DIRECTION
Return exactly, please, the lines that run from the line with "Generate a Python" to the line with "cbar_ticks = [0.0, 0.2, 0.4, 0.6, 0.8, 1.0]", ends included, and omit all pictures.

DATA ROWS
*-*-*

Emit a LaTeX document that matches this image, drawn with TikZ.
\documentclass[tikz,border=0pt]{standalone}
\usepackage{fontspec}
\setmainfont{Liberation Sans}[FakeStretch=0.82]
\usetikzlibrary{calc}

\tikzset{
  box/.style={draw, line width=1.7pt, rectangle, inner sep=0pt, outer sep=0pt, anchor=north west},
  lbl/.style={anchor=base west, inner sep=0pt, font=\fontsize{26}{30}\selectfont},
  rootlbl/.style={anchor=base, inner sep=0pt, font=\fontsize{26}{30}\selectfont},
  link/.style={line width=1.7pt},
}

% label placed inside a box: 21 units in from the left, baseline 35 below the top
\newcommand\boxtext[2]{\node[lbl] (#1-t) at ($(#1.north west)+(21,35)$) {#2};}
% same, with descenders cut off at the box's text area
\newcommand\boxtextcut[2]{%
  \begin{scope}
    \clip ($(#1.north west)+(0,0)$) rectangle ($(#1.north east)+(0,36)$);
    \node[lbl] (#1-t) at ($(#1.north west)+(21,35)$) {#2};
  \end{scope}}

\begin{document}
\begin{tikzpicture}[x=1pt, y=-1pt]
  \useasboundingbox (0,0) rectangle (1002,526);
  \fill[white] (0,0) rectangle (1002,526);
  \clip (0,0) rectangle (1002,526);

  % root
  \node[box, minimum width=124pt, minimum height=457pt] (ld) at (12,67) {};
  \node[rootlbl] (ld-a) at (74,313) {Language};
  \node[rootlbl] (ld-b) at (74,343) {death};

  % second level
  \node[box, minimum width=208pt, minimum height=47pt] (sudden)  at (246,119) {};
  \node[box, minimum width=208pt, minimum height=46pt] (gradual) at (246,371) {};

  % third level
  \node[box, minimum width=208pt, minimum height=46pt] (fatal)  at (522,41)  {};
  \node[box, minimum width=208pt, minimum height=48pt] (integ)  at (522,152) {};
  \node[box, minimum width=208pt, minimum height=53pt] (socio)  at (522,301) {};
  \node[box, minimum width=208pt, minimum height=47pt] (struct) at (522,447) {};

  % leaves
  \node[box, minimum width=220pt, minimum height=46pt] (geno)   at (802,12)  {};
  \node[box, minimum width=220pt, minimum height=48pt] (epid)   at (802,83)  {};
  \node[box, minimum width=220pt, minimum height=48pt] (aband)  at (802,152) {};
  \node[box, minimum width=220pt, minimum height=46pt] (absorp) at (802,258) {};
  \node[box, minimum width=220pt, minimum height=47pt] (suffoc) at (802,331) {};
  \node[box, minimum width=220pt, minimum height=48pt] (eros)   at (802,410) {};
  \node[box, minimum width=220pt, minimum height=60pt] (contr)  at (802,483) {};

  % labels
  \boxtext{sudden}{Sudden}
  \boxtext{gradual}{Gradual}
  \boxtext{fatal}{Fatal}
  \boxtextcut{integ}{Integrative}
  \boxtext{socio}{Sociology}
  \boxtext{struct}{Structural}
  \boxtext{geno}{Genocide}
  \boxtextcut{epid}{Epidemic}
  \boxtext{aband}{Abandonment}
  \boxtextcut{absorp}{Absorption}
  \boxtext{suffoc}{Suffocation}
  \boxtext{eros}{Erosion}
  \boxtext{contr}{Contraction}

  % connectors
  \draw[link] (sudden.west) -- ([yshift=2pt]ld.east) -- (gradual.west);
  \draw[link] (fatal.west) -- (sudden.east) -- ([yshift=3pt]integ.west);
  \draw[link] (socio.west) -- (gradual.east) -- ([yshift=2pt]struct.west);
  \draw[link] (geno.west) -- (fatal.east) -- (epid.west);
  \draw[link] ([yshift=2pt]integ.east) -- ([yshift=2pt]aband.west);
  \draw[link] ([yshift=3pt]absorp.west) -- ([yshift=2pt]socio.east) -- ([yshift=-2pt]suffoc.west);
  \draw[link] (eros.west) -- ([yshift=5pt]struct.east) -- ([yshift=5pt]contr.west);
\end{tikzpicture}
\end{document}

*-*-*

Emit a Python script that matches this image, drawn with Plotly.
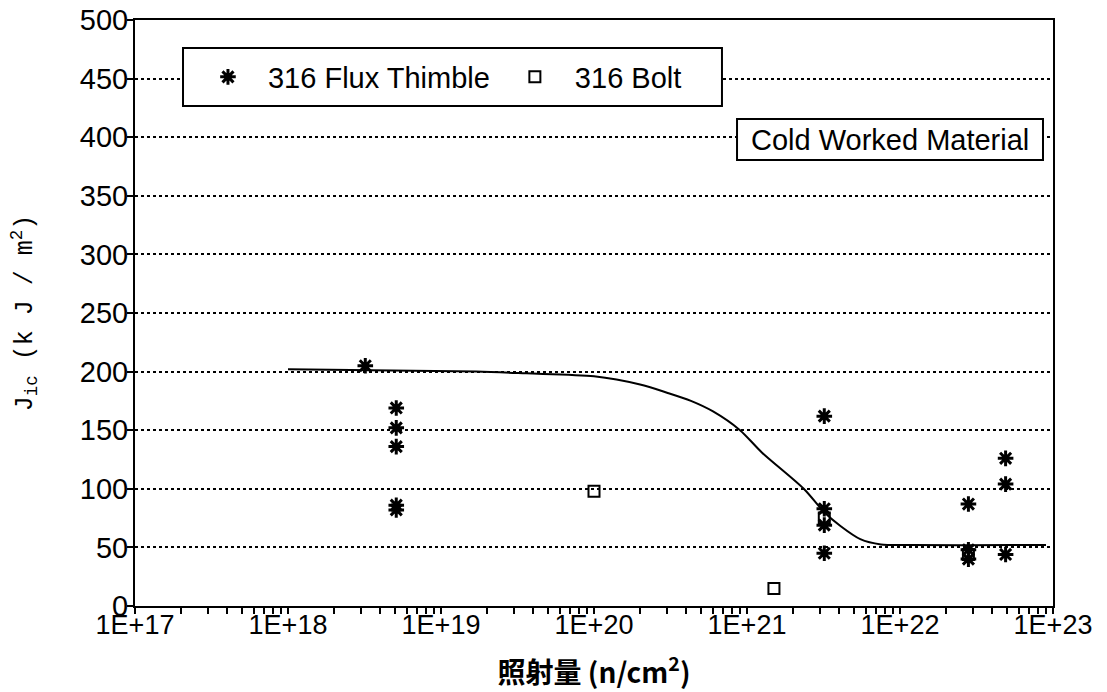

*-*-*

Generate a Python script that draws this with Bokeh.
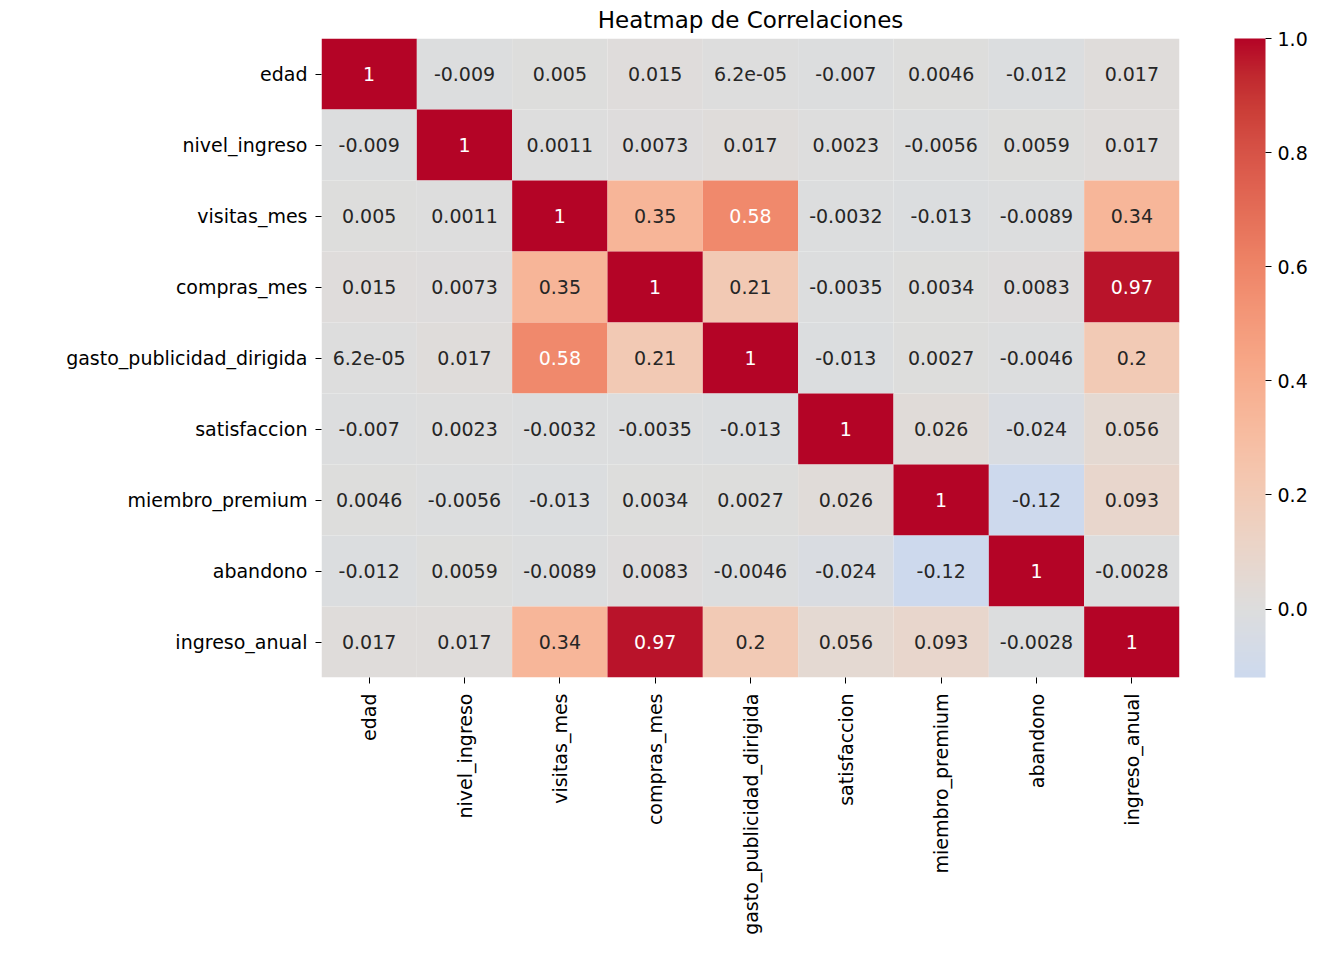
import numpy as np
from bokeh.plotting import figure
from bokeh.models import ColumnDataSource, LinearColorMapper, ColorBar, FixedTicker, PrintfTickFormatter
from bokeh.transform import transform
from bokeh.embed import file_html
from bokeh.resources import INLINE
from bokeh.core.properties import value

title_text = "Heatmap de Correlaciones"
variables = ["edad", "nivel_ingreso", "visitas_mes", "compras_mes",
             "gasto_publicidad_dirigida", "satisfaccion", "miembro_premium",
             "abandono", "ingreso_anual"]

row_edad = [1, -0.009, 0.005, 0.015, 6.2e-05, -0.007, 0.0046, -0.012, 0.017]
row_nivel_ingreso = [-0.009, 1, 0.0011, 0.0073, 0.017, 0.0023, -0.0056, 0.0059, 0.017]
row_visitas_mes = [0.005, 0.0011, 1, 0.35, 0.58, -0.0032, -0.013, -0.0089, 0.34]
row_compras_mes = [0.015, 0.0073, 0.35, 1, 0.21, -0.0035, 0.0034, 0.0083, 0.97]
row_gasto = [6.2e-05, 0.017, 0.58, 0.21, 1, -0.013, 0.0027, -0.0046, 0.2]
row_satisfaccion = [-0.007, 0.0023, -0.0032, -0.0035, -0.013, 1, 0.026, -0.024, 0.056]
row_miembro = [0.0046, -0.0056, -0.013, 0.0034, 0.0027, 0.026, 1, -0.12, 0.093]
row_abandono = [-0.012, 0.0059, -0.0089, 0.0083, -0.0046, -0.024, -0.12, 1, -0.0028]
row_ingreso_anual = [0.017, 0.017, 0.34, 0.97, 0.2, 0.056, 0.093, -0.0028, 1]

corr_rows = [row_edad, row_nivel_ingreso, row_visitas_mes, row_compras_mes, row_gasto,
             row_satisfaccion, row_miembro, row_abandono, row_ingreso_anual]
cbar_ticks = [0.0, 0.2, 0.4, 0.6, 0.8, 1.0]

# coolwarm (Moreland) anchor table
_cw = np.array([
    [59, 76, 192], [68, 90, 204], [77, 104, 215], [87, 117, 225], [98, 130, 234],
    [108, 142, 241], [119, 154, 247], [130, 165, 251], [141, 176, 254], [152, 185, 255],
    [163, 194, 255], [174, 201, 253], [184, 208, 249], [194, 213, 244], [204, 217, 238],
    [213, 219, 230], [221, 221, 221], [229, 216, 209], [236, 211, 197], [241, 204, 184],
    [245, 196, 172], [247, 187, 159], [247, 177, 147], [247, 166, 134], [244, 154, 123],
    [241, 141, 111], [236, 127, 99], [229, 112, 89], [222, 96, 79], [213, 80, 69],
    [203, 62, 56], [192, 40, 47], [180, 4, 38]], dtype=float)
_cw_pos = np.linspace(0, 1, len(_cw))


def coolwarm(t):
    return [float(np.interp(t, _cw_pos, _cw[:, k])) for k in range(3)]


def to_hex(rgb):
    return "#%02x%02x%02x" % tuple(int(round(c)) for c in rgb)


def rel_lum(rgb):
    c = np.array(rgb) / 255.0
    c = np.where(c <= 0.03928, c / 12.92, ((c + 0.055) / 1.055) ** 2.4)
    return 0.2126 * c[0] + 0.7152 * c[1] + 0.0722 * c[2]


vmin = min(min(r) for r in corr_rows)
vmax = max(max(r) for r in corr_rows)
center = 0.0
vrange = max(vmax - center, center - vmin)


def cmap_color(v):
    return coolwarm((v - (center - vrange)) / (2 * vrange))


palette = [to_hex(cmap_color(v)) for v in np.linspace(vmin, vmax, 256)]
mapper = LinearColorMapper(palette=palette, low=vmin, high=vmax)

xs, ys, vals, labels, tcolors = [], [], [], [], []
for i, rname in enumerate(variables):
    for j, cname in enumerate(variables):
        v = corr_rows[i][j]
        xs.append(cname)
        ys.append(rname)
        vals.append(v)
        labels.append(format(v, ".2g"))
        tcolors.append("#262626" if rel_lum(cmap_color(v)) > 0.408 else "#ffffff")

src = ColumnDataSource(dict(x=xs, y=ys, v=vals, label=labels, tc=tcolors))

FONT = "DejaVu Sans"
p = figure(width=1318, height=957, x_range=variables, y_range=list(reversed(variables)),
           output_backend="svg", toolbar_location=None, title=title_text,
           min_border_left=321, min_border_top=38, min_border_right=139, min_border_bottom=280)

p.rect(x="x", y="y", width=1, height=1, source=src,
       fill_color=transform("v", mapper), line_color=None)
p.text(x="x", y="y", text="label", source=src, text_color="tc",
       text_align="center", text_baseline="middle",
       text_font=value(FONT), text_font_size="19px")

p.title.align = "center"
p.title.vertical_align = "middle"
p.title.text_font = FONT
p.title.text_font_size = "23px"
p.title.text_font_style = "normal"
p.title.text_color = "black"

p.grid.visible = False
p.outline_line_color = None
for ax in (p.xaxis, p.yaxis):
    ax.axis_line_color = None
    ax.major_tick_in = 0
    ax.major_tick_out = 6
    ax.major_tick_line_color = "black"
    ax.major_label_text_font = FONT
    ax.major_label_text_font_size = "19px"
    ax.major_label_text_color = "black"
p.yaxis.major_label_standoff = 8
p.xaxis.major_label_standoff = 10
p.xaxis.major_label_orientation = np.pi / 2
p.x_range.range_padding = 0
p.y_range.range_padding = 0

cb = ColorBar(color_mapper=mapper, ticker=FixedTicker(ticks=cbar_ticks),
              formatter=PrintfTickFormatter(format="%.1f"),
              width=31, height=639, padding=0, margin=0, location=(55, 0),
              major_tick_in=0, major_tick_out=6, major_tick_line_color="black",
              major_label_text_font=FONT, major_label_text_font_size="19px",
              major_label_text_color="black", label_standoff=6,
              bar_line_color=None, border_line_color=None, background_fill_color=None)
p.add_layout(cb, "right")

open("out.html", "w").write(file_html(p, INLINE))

*-*-*

ANSWER BELOW
Generate a Python script that draws this with Bokeh.
import numpy as np
from bokeh.plotting import figure
from bokeh.models import ColumnDataSource, LinearColorMapper, ColorBar, FixedTicker, PrintfTickFormatter
from bokeh.transform import transform
from bokeh.embed import file_html
from bokeh.resources import INLINE
from bokeh.core.properties import value

title_text = "Heatmap de Correlaciones"
variables = ["edad", "nivel_ingreso", "visitas_mes", "compras_mes",
             "gasto_publicidad_dirigida", "satisfaccion", "miembro_premium",
             "abandono", "ingreso_anual"]

row_edad = [1, -0.009, 0.005, 0.015, 6.2e-05, -0.007, 0.0046, -0.012, 0.017]
row_nivel_ingreso = [-0.009, 1, 0.0011, 0.0073, 0.017, 0.0023, -0.0056, 0.0059, 0.017]
row_visitas_mes = [0.005, 0.0011, 1, 0.35, 0.58, -0.0032, -0.013, -0.0089, 0.34]
row_compras_mes = [0.015, 0.0073, 0.35, 1, 0.21, -0.0035, 0.0034, 0.0083, 0.97]
row_gasto = [6.2e-05, 0.017, 0.58, 0.21, 1, -0.013, 0.0027, -0.0046, 0.2]
row_satisfaccion = [-0.007, 0.0023, -0.0032, -0.0035, -0.013, 1, 0.026, -0.024, 0.056]
row_miembro = [0.0046, -0.0056, -0.013, 0.0034, 0.0027, 0.026, 1, -0.12, 0.093]
row_abandono = [-0.012, 0.0059, -0.0089, 0.0083, -0.0046, -0.024, -0.12, 1, -0.0028]
row_ingreso_anual = [0.017, 0.017, 0.34, 0.97, 0.2, 0.056, 0.093, -0.0028, 1]

corr_rows = [row_edad, row_nivel_ingreso, row_visitas_mes, row_compras_mes, row_gasto,
             row_satisfaccion, row_miembro, row_abandono, row_ingreso_anual]
cbar_ticks = [0.0, 0.2, 0.4, 0.6, 0.8, 1.0]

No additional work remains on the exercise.